# BA5: Predictive Modeling – Housing Price Estimation

In this notebook, we will build a predictive model to estimate the **total value of homes** using data from **West Roxbury**, Boston. This is a classic case of **supervised regression modeling**.

We will walk through the full data science process: from framing the problem to building and evaluating a multiple linear regression model.


## 1. Problem Framing

Our objective is to predict the variable `TOTAL_VALUE` using other available features. One variable, `TAX`, will be excluded because it is derived from the target variable and would introduce **data leakage**.

We will also handle a categorical variable `REMODEL` by converting it into dummy variables.


## 2. Load and Prepare the Data
We will load the dataset, drop unnecessary columns, handle categorical variables, and fix any anomalies (like outliers in `FLOORS`).

In [None]:
import pandas as pd

housing_df = pd.read_csv("/mnt/data/WestRoxbury.csv")
housing_df = housing_df.copy()

# Drop the TAX column
if "TAX" in housing_df.columns:
    housing_df = housing_df.drop(columns=["TAX"])

# Convert categorical 'REMODEL' to dummy variables
housing_df = pd.get_dummies(housing_df, columns=["REMODEL"], drop_first=True)

# Correct the anomalous FLOORS entry (if any)
housing_df["FLOORS"] = housing_df["FLOORS"].replace(15, 1.5)

housing_df.head()

## 3. Split the Data into Training and Validation Sets

We will split the dataset into a 60% training set and 40% validation set to build and evaluate our model.


In [None]:
from sklearn.model_selection import train_test_split

exclude_cols = ["TOTAL_VALUE"]
predictors = [col for col in housing_df.columns if col not in exclude_cols]
X = housing_df[predictors]
y = housing_df["TOTAL_VALUE"]

train_X, valid_X, train_y, valid_y = train_test_split(X, y, test_size=0.4, random_state=1)

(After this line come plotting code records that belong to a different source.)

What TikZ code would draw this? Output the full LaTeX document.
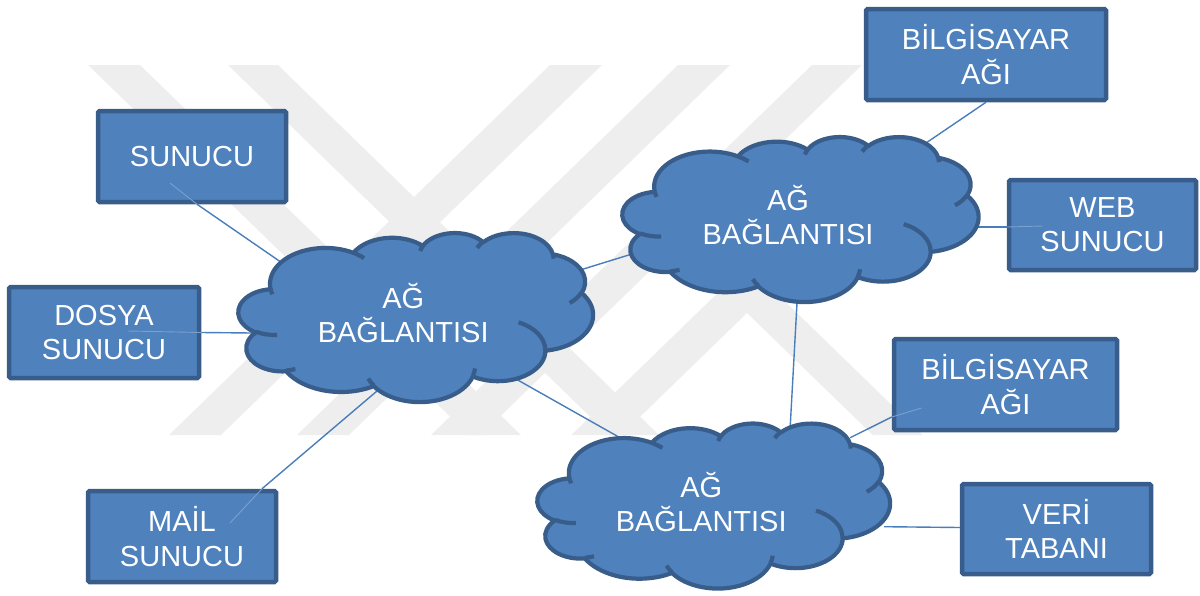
\documentclass[tikz,border=0pt]{standalone}
\usepackage{fontspec}
\setmainfont{Liberation Sans}
\usetikzlibrary{calc}
\definecolor{cfill}{HTML}{4F81BD}
\definecolor{cline}{HTML}{385D8A}
\definecolor{connc}{HTML}{4A7EBB}
\definecolor{wmark}{HTML}{EEEEEE}
% DrawingML-style arcTo with visual angles
\newcommand\carc[4]{arc[x radius=#1, y radius=#2, start angle={atan2(#1*sin(#3),#2*cos(#3))}, delta angle={mod(atan2(#1*sin(#3+#4),#2*cos(#3+#4))-atan2(#1*sin(#3),#2*cos(#3))+720,360)}]}
\newcommand\cloudouter{(3.900,14.370)
 \carc{6.753}{9.190}{-190.4875}{123.7805}
 \carc{5.333}{7.267}{-144.1024}{89.9452}
 \carc{4.365}{5.945}{-145.8079}{99.7230}
 \carc{4.857}{6.595}{-130.9861}{117.2417}
 \carc{5.333}{7.273}{-78.7089}{109.0269}
 \carc{6.775}{9.220}{-46.2673}{130.2690}
 \carc{5.785}{7.867}{0.6250}{114.0333}
 \carc{6.752}{9.215}{22.4516}{115.1726}
 \carc{7.720}{10.543}{66.2426}{75.7110}
 \carc{4.360}{5.918}{-274.9421}{146.7356}
 \carc{4.345}{5.945}{-246.8285}{152.5189} -- cycle}
\newcommand\cloudinner{
 (4.693,26.177) \carc{4.345}{5.945}{86.7420}{26.4295}
 (6.928,34.899) \carc{4.360}{5.918}{73.6105}{11.4475}
 (16.478,39.090) \carc{6.752}{9.215}{137.6242}{14.0811}
 (28.827,34.751) \carc{6.752}{9.215}{6.4533}{15.9984}
 (34.129,22.954) \carc{5.785}{7.867}{-70.2924}{70.9174}
 (41.798,15.354) \carc{5.333}{7.273}{30.3180}{27.7515}
 (38.324,5.426) \carc{4.857}{6.595}{-13.7443}{14.8589}
 (29.078,3.952) \carc{4.857}{6.595}{-149.1815}{18.1954}
 (22.141,4.720) \carc{4.365}{5.945}{-163.4943}{17.6864}
 (14.000,5.192) \carc{6.753}{9.190}{-66.7070}{12.3194}
 (4.127,15.789) \carc{6.753}{9.190}{157.6544}{11.8582}}
\newcommand\drawcloud[4]{%
 \begin{scope}[shift={(#1,#2)},x=#3pt,y=-#4pt]
  \filldraw[cloudbody] \cloudouter;
  \draw[cloudbody,fill=none] \cloudinner;
 \end{scope}}
\tikzset{
 cloudbody/.style={fill=cfill,draw=cline,line width=4.2pt,line join=round},
 box/.style={rectangle,fill=cfill,draw=cline,line width=4.5pt,rounded corners=1.5pt,
   inner sep=0pt,text=white,align=center,font=\fontsize{29}{34.3}\selectfont},
 cloudtext/.style={inner sep=0pt,text=white,align=center,font=\fontsize{29}{34.3}\selectfont},
 connector/.style={draw=connc,line width=1.4pt},
 faintconn/.style={draw=cfill!75!white,line width=0.9pt},
 wmband/.style={fill=wmark}
}
\begin{document}
\begin{tikzpicture}[x=1pt,y=-1pt]
\useasboundingbox (0,0) rectangle (1200,595);
% watermark
\fill[wmband] (88,65) -- (140,65) -- (521,435) -- (469,435) -- cycle;
\fill[wmband] (228,65) -- (278,65) -- (659,435) -- (609,435) -- cycle;
\fill[wmband] (550,65) -- (602,65) -- (221,435) -- (169,435) -- cycle;
\fill[wmband] (678,65) -- (730,65) -- (349,435) -- (297,435) -- cycle;
\fill[wmband] (812,65) -- (862,65) -- (481,435) -- (431,435) -- cycle;
\fill[wmband] (747,264.5) -- (922.7,435) -- (872.7,435) -- (747,313) -- (621.3,435) -- (571.3,435) -- cycle;
% cloud centres
\coordinate (cL) at (403.2,313);
\coordinate (cT) at (788,215);
\coordinate (cB) at (701.2,501.7);
% boxes
\node[box,minimum width=188,minimum height=91] (sunucu) at (192,156.5) {SUNUCU};
\node[box,minimum width=190,minimum height=91] (dosya) at (104,332.5) {DOSYA\\SUNUCU};
\node[box,minimum width=188,minimum height=91] (mail) at (182,536.5) {MAİL\\SUNUCU};
\node[box,minimum width=240,minimum height=91] (bilgi1) at (986,54.5) {BİLGİSAYAR\\AĞI};
\node[box,minimum width=187,minimum height=90] (web) at (1102.5,225) {WEB\\SUNUCU};
\node[box,minimum width=223,minimum height=91] (bilgi2) at (1005.5,384.5) {BİLGİSAYAR\\AĞI};
\node[box,minimum width=189,minimum height=90] (veri) at (1056.5,529) {VERİ\\TABANI};
% connectors (behind clouds)
\draw[connector] ($(sunucu.south)+(5,0)$) -- ($(cL)+(-121,-50)$);
\draw[connector] (dosya.east) -- ($(cL)+(-151,20)$);
\draw[connector] ($(mail.north)+(80,0)$) -- ($(cL)+(-25,77)$);
\draw[connector] ($(cL)+(177,-43)$) -- ($(cT)+(-156,39)$);
\draw[connector] ($(cL)+(111,65)$) -- ($(cB)+(-83,-65)$);
\draw[connector] ($(cT)+(9,88)$) -- ($(cB)+(89,-75)$);
\draw[connector] (bilgi1.south) -- ($(cT)+(138,-72)$);
\draw[connector] ($(web.west)+(0,2)$) -- ($(cT)+(187,12)$);
\draw[connector] ($(bilgi2.west)+(0,32.5)$) -- ($(cB)+(149,-64)$);
\draw[connector] ($(veri.west)+(0,-1.5)$) -- ($(cB)+(183,25)$);
% faint continuations of connectors inside boxes
\draw[faintconn] ($(sunucu.center)+(-22,26.5)$) -- ($(sunucu.south)+(5,0)$);
\draw[faintconn] ($(dosya.center)+(24,-1.5)$) -- (dosya.east);
\draw[faintconn] ($(mail.center)+(48,-13.5)$) -- ($(mail.north)+(80,0)$);
\draw[faintconn] ($(web.center)+(-60,1)$) -- ($(web.west)+(0,2)$);
\draw[faintconn] ($(bilgi2.center)+(-84,23.5)$) -- ($(bilgi2.west)+(0,32.5)$);
% clouds
\drawcloud{238.5}{232.5}{8.206}{3.912}
\drawcloud{622.5}{136.5}{8.241}{3.819}
\drawcloud{537.5}{423}{8.160}{3.819}
% cloud texts
\node[cloudtext] (tL) at (cL) {AĞ\\BAĞLANTISI};
\node[cloudtext] (tT) at (cT) {AĞ\\BAĞLANTISI};
\node[cloudtext] (tB) at (cB) {AĞ\\BAĞLANTISI};
\end{tikzpicture}
\end{document}
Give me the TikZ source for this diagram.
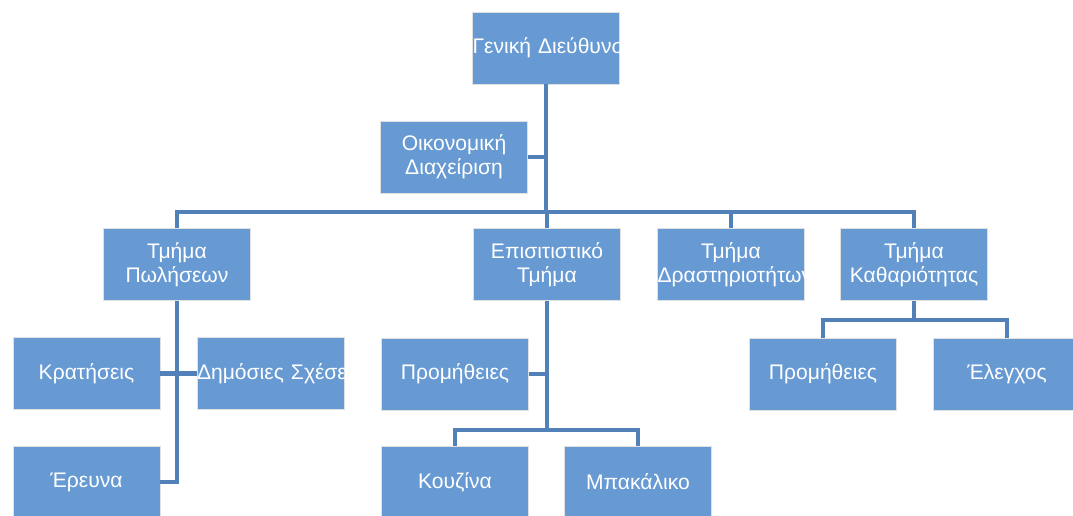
\documentclass[tikz,border=0pt]{standalone}
\usepackage{fontspec}
\setmainfont{Liberation Sans}
\usepackage{tikz}
\usetikzlibrary{positioning, calc}
\definecolor{boxblue}{RGB}{103,154,211}
\definecolor{linkblue}{RGB}{82,129,186}
\tikzset{
  orgbox/.style={rectangle, fill=boxblue, draw=black!12, line width=0.5pt,
    minimum width=2.94cm, minimum height=1.44cm, text width=2.94cm,
    inner sep=0pt, align=center, text=white, font=\fontsize{12}{13.5}\selectfont},
  link/.style={draw=linkblue, line width=2.3pt}
}

\begin{document}
\begin{tikzpicture}
  \useasboundingbox (0,0) rectangle (21.46,10.30);

  % Top level
  \node[orgbox] (gd) at (10.92, 9.34) {\mbox{Γενική Διεύθυνση}};
  \node[orgbox] (oik) at (9.08, 7.16) {Οικονομική\\Διαχείριση};

  % Departments
  \node[orgbox] (pol) at (3.54, 5.01) {Τμήμα\\Πωλήσεων};
  \node[orgbox] (epi) at (10.94, 5.01) {Επισιτιστικό\\Τμήμα};
  \node[orgbox] (dra) at (14.62, 5.01) {Τμήμα\\\mbox{Δραστηριοτήτων}};
  \node[orgbox] (kath) at (18.28, 5.01) {Τμήμα\\Καθαριότητας};

  % Sales units
  \node[orgbox] (krat) at (1.73, 2.83) {Κρατήσεις};
  \node[orgbox] (dims) at (5.41, 2.83) {\mbox{Δημόσιες Σχέσεις}};
  \node[orgbox] (erev) at (1.73, 0.66) {Έρευνα};

  % Catering units
  \node[orgbox] (prom) at (9.10, 2.82) {Προμήθειες};
  \node[orgbox] (kouz) at (9.10, 0.66) {Κουζίνα};
  \node[orgbox] (bak) at (12.76, 0.66) {Μπακάλικο};

  % Cleaning units
  \node[orgbox] (promk) at (16.46, 2.82) {Προμήθειες};
  \node[orgbox] (eleg) at (20.14, 2.82) {Έλεγχος};

  % Bus lines
  \coordinate (mainbar) at (0, 6.06);
  \coordinate (epibar) at (0, 1.70);
  \coordinate (kathbar) at (0, 3.90);

  % Connectors
  \draw[link] (gd.south) -- (gd.south |- mainbar);
  \draw[link] (oik.east) -- (oik.east -| gd.south);
  \draw[link] (pol.north) |- (gd.south |- mainbar) -| (kath.north);
  \draw[link] (epi.north) -- (epi.north |- mainbar);
  \draw[link] (dra.north) -- (dra.north |- mainbar);

  \draw[link] (pol.south) -- (pol.south |- erev.east) -- (erev.east);
  \draw[link] (krat.east) -- (dims.west);

  \draw[link] (epi.south) -- (epi.south |- epibar);
  \draw[link] (prom.east) -- (prom.east -| epi.south);
  \draw[link] (kouz.north) |- (epi.south |- epibar) -| (bak.north);

  \draw[link] (kath.south) -- (kath.south |- kathbar);
  \draw[link] (promk.north) |- (kath.south |- kathbar) -| (eleg.north);
\end{tikzpicture}
\end{document}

## 4. Fit a Multiple Linear Regression Model

We will fit the model using the **training data**.


In [None]:
from sklearn.linear_model import LinearRegression

model = LinearRegression()
model.fit(train_X, train_y)

## 5. Predict and Evaluate Residuals

We compute the predicted values and residuals for both training and validation sets.


In [None]:
train_pred = model.predict(train_X)
valid_pred = model.predict(valid_X)

train_results = pd.DataFrame({
    "Actual": train_y,
    "Predicted": train_pred,
    "Residual": train_y - train_pred
})

train_results.head()

## 6. Evaluate Model Performance with RMSE

Root Mean Squared Error (RMSE) gives a good idea of prediction accuracy in the original units.


In [None]:
from sklearn.metrics import mean_squared_error
import numpy as np

train_rmse = np.sqrt(mean_squared_error(train_y, train_pred))
valid_rmse = np.sqrt(mean_squared_error(valid_y, valid_pred))

print(f"Train RMSE: ${train_rmse:,.2f}")
print(f"Validation RMSE: ${valid_rmse:,.2f}")


## 🔍 Challenge Exercises

1. Try excluding one of the predictors and see if RMSE improves.
2. Use only 2 or 3 predictors. Does model performance degrade?
3. Try predicting TOTAL_VALUE for a hypothetical home.
4. Change the train/test ratio and observe the RMSE changes.
5. (Advanced) Try using `Ridge` or `Lasso` regression instead of standard Linear Regression.